Make an exact transcription of the material, leaving out all images.

______________________________

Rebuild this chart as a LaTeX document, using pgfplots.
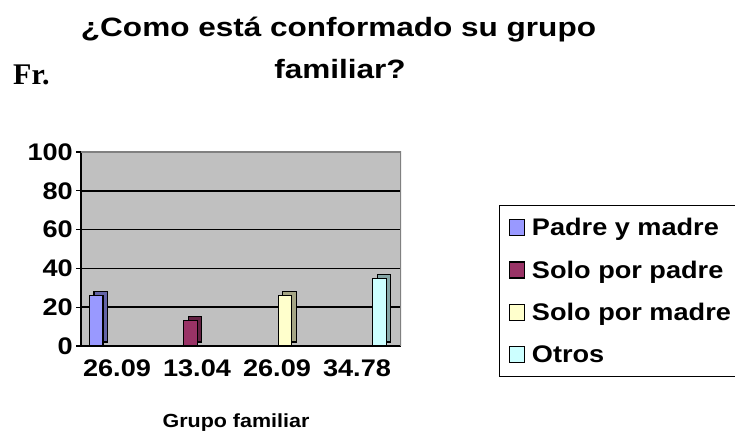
\documentclass[border=0pt]{standalone}
\usepackage{fontspec}
\setmainfont{Liberation Sans}
\newfontfamily\wide[FakeStretch=1.13]{Liberation Sans}
\newfontfamily\widet[FakeStretch=1.19]{Liberation Sans}
\newfontfamily\tnr{Liberation Serif}
\usepackage{pgfplots}
\pgfplotsset{compat=1.18}
\definecolor{c1}{HTML}{9999FF}
\definecolor{c2}{HTML}{993366}
\definecolor{c3}{HTML}{FFFFCC}
\definecolor{c4}{HTML}{CCFFFF}
\definecolor{wall}{HTML}{C0C0C0}
\definecolor{wallb}{HTML}{808080}
\begin{document}
\begin{tikzpicture}[x=1bp,y=1bp]
\path[use as bounding box] (0,0) rectangle (735,434);
\begin{scope}
\clip (0,0) rectangle (735,434);
\begin{axis}[
  at={(81bp,88bp)}, anchor=south west,
  scale only axis, width=320bp, height=194bp,
  xmin=0, xmax=4, ymin=0, ymax=100,
  axis lines=left, axis line style={-, black, line width=1.5bp},
  ytick={0,20,40,60,80,100},
  yticklabels={0,20,40,60,80,100},
  xtick={0.45,1.45,2.45,3.45},
  xticklabels={26.09,13.04,26.09,34.78},
  xtick style={draw=none},
  ytick style={black, line width=1.3bp},
  tick align=outside, major tick length=5bp,
  tick label style={font=\wide\bfseries\fontsize{24bp}{28bp}\selectfont, inner sep=0pt},
  yticklabel style={anchor=east, xshift=-3bp},
  xticklabel style={anchor=north, yshift=-9bp},
  axis background/.style={fill=wall},
  ymajorgrids, grid style={black, line width=1.6bp},
  legend style={at={(1.306,0.7268)}, anchor=north west, draw=black, line width=1.5bp, fill=white,
    inner xsep=9bp, inner ysep=13bp, row sep=24.7bp,
    nodes={inner sep=0pt, text height=17bp, text depth=0bp, font=\wide\bfseries\fontsize{24bp}{28bp}\selectfont},
    /tikz/every odd column/.style={column sep=7bp}},
  legend cell align=left,
]
% back faces (3D depth) of the columns
\addplot[ybar, bar width=13.5bp, bar shift=4.5bp, yshift=4bp, fill=c1!65!black, draw=black, line width=1.1bp, forget plot] coordinates {(0.19,26.09)};
\addplot[ybar, bar width=13.5bp, bar shift=0bp, fill=c1, draw=black, line width=1.1bp,
  legend image code/.code={\draw[fill=c1,draw=black,line width=1.3bp] (0bp,-8.5bp) rectangle (15bp,7.5bp);}] coordinates {(0.19,26.09)};
\addlegendentry{\makebox[245bp][l]{Padre y madre}}
\addplot[ybar, bar width=13.5bp, bar shift=4.5bp, yshift=4bp, fill=c2!65!black, draw=black, line width=1.1bp, forget plot] coordinates {(1.37,13.04)};
\addplot[ybar, bar width=13.5bp, bar shift=0bp, fill=c2, draw=black, line width=1.1bp,
  legend image code/.code={\draw[fill=c2,draw=black,line width=1.3bp] (0bp,-8.5bp) rectangle (15bp,7.5bp);}] coordinates {(1.37,13.04)};
\addlegendentry{\makebox[245bp][l]{Solo por padre}}
\addplot[ybar, bar width=13.5bp, bar shift=4.5bp, yshift=4bp, fill=c3!65!black, draw=black, line width=1.1bp, forget plot] coordinates {(2.55,26.09)};
\addplot[ybar, bar width=13.5bp, bar shift=0bp, fill=c3, draw=black, line width=1.1bp,
  legend image code/.code={\draw[fill=c3,draw=black,line width=1.3bp] (0bp,-8.5bp) rectangle (15bp,7.5bp);}] coordinates {(2.55,26.09)};
\addlegendentry{\makebox[245bp][l]{Solo por madre}}
\addplot[ybar, bar width=13.5bp, bar shift=4.5bp, yshift=4bp, fill=c4!65!black, draw=black, line width=1.1bp, forget plot] coordinates {(3.73,34.78)};
\addplot[ybar, bar width=13.5bp, bar shift=0bp, fill=c4, draw=black, line width=1.1bp,
  legend image code/.code={\draw[fill=c4,draw=black,line width=1.3bp] (0bp,-8.5bp) rectangle (15bp,7.5bp);}] coordinates {(3.73,34.78)};
\addlegendentry{\makebox[245bp][l]{Otros}}
\draw[wallb, line width=2bp] (rel axis cs:0,1) -- (rel axis cs:1,1) -- (rel axis cs:1,0);
\end{axis}
\end{scope}
\node[anchor=base, inner sep=0pt, font=\widet\bfseries\fontsize{26.5bp}{30bp}\selectfont] at (338.5,397) {¿Como está conformado su grupo};
\node[anchor=base, inner sep=0pt, font=\widet\bfseries\fontsize{26.5bp}{30bp}\selectfont] at (340,355) {familiar?};
\node[anchor=base west, inner sep=0pt, font=\tnr\bfseries\fontsize{30bp}{32bp}\selectfont] at (13,349) {Fr.};
\node[anchor=base, inner sep=0pt, font=\wide\bfseries\fontsize{19bp}{22bp}\selectfont] at (236,6) {Grupo familiar};
\end{tikzpicture}
\end{document}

______________________________

◆ **Reply**:
Rebuild this chart as a LaTeX document, using pgfplots.
\documentclass[border=0pt]{standalone}
\usepackage{fontspec}
\setmainfont{Liberation Sans}
\newfontfamily\wide[FakeStretch=1.13]{Liberation Sans}
\newfontfamily\widet[FakeStretch=1.19]{Liberation Sans}
\newfontfamily\tnr{Liberation Serif}
\usepackage{pgfplots}
\pgfplotsset{compat=1.18}
\definecolor{c1}{HTML}{9999FF}
\definecolor{c2}{HTML}{993366}
\definecolor{c3}{HTML}{FFFFCC}
\definecolor{c4}{HTML}{CCFFFF}
\definecolor{wall}{HTML}{C0C0C0}
\definecolor{wallb}{HTML}{808080}
\begin{document}
\begin{tikzpicture}[x=1bp,y=1bp]
\path[use as bounding box] (0,0) rectangle (735,434);
\begin{scope}
\clip (0,0) rectangle (735,434);
\begin{axis}[
  at={(81bp,88bp)}, anchor=south west,
  scale only axis, width=320bp, height=194bp,
  xmin=0, xmax=4, ymin=0, ymax=100,
  axis lines=left, axis line style={-, black, line width=1.5bp},
  ytick={0,20,40,60,80,100},
  yticklabels={0,20,40,60,80,100},
  xtick={0.45,1.45,2.45,3.45},
  xticklabels={26.09,13.04,26.09,34.78},
  xtick style={draw=none},
  ytick style={black, line width=1.3bp},
  tick align=outside, major tick length=5bp,
  tick label style={font=\wide\bfseries\fontsize{24bp}{28bp}\selectfont, inner sep=0pt},
  yticklabel style={anchor=east, xshift=-3bp},
  xticklabel style={anchor=north, yshift=-9bp},
  axis background/.style={fill=wall},
  ymajorgrids, grid style={black, line width=1.6bp},
  legend style={at={(1.306,0.7268)}, anchor=north west, draw=black, line width=1.5bp, fill=white,
    inner xsep=9bp, inner ysep=13bp, row sep=24.7bp,
    nodes={inner sep=0pt, text height=17bp, text depth=0bp, font=\wide\bfseries\fontsize{24bp}{28bp}\selectfont},
    /tikz/every odd column/.style={column sep=7bp}},
  legend cell align=left,
]
% back faces (3D depth) of the columns
\addplot[ybar, bar width=13.5bp, bar shift=4.5bp, yshift=4bp, fill=c1!65!black, draw=black, line width=1.1bp, forget plot] coordinates {(0.19,26.09)};
\addplot[ybar, bar width=13.5bp, bar shift=0bp, fill=c1, draw=black, line width=1.1bp,
  legend image code/.code={\draw[fill=c1,draw=black,line width=1.3bp] (0bp,-8.5bp) rectangle (15bp,7.5bp);}] coordinates {(0.19,26.09)};
\addlegendentry{\makebox[245bp][l]{Padre y madre}}
\addplot[ybar, bar width=13.5bp, bar shift=4.5bp, yshift=4bp, fill=c2!65!black, draw=black, line width=1.1bp, forget plot] coordinates {(1.37,13.04)};
\addplot[ybar, bar width=13.5bp, bar shift=0bp, fill=c2, draw=black, line width=1.1bp,
  legend image code/.code={\draw[fill=c2,draw=black,line width=1.3bp] (0bp,-8.5bp) rectangle (15bp,7.5bp);}] coordinates {(1.37,13.04)};
\addlegendentry{\makebox[245bp][l]{Solo por padre}}
\addplot[ybar, bar width=13.5bp, bar shift=4.5bp, yshift=4bp, fill=c3!65!black, draw=black, line width=1.1bp, forget plot] coordinates {(2.55,26.09)};
\addplot[ybar, bar width=13.5bp, bar shift=0bp, fill=c3, draw=black, line width=1.1bp,
  legend image code/.code={\draw[fill=c3,draw=black,line width=1.3bp] (0bp,-8.5bp) rectangle (15bp,7.5bp);}] coordinates {(2.55,26.09)};
\addlegendentry{\makebox[245bp][l]{Solo por madre}}
\addplot[ybar, bar width=13.5bp, bar shift=4.5bp, yshift=4bp, fill=c4!65!black, draw=black, line width=1.1bp, forget plot] coordinates {(3.73,34.78)};
\addplot[ybar, bar width=13.5bp, bar shift=0bp, fill=c4, draw=black, line width=1.1bp,
  legend image code/.code={\draw[fill=c4,draw=black,line width=1.3bp] (0bp,-8.5bp) rectangle (15bp,7.5bp);}] coordinates {(3.73,34.78)};
\addlegendentry{\makebox[245bp][l]{Otros}}
\draw[wallb, line width=2bp] (rel axis cs:0,1) -- (rel axis cs:1,1) -- (rel axis cs:1,0);
\end{axis}
\end{scope}
\node[anchor=base, inner sep=0pt, font=\widet\bfseries\fontsize{26.5bp}{30bp}\selectfont] at (338.5,397) {¿Como está conformado su grupo};
\node[anchor=base, inner sep=0pt, font=\widet\bfseries\fontsize{26.5bp}{30bp}\selectfont] at (340,355) {familiar?};
\node[anchor=base west, inner sep=0pt, font=\tnr\bfseries\fontsize{30bp}{32bp}\selectfont] at (13,349) {Fr.};
\node[anchor=base, inner sep=0pt, font=\wide\bfseries\fontsize{19bp}{22bp}\selectfont] at (236,6) {Grupo familiar};
\end{tikzpicture}
\end{document}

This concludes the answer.